# PROBLEM TO SOLVE:
Copy every line of the following data that includes the string "chart".

# SUPPLIED MATERIAL:
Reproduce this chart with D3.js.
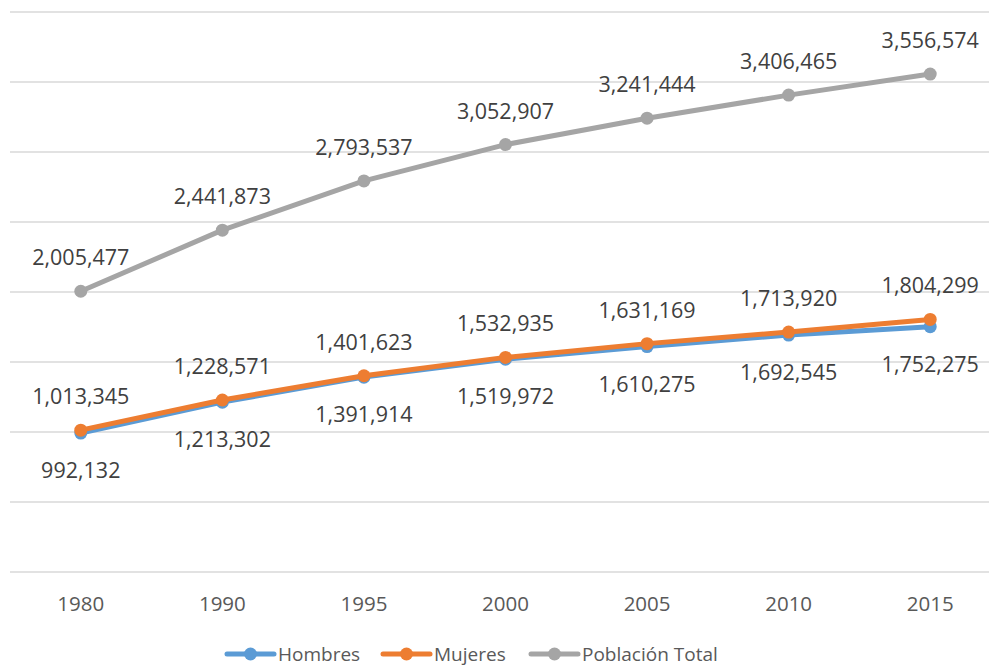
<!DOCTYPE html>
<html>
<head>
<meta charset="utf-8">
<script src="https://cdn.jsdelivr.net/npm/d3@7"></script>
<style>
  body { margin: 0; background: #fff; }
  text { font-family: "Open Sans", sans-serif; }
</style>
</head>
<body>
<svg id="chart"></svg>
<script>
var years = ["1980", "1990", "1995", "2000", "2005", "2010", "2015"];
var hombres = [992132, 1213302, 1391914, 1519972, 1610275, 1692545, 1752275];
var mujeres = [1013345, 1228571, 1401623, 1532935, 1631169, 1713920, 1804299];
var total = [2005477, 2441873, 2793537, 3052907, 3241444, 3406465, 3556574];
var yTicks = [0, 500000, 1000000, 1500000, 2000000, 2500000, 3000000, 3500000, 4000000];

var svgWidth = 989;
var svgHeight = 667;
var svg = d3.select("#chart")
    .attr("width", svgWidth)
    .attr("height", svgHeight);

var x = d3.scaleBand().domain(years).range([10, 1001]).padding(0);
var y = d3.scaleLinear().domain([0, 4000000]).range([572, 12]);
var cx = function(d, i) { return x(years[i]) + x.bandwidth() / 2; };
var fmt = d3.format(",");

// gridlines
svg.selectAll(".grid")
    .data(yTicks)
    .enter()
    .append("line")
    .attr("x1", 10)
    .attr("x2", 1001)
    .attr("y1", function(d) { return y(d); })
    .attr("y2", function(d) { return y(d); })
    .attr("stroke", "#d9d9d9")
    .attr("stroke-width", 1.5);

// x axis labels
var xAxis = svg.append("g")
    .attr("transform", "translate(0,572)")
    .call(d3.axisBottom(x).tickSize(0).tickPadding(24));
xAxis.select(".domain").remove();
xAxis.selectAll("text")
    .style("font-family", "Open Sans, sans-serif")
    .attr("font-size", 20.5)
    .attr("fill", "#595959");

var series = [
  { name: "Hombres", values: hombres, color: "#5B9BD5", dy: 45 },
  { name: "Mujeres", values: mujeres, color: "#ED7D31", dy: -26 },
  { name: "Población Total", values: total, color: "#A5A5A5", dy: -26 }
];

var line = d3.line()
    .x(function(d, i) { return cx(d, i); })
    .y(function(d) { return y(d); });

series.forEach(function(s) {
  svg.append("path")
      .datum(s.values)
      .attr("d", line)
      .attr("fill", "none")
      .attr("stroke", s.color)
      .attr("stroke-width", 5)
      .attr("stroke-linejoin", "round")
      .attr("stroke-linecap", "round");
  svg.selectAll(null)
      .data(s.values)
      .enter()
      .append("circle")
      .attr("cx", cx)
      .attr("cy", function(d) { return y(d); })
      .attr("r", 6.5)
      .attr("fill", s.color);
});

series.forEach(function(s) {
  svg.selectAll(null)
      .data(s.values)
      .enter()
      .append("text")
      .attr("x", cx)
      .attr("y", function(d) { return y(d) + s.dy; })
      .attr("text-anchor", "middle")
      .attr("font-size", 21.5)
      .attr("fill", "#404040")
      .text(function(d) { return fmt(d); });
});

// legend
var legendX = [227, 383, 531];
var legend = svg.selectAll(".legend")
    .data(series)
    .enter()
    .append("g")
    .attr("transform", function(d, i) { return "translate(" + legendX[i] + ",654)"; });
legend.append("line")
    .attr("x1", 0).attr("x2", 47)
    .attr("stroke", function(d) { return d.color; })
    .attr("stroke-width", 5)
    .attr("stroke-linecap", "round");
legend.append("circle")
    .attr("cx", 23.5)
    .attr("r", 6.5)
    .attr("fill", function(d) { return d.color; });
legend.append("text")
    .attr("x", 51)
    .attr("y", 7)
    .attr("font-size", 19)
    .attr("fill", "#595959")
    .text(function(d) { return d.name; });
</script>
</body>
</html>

# EXERCISE ANSWER:
Reproduce this chart with D3.js.
<svg id="chart"></svg>
var svg = d3.select("#chart")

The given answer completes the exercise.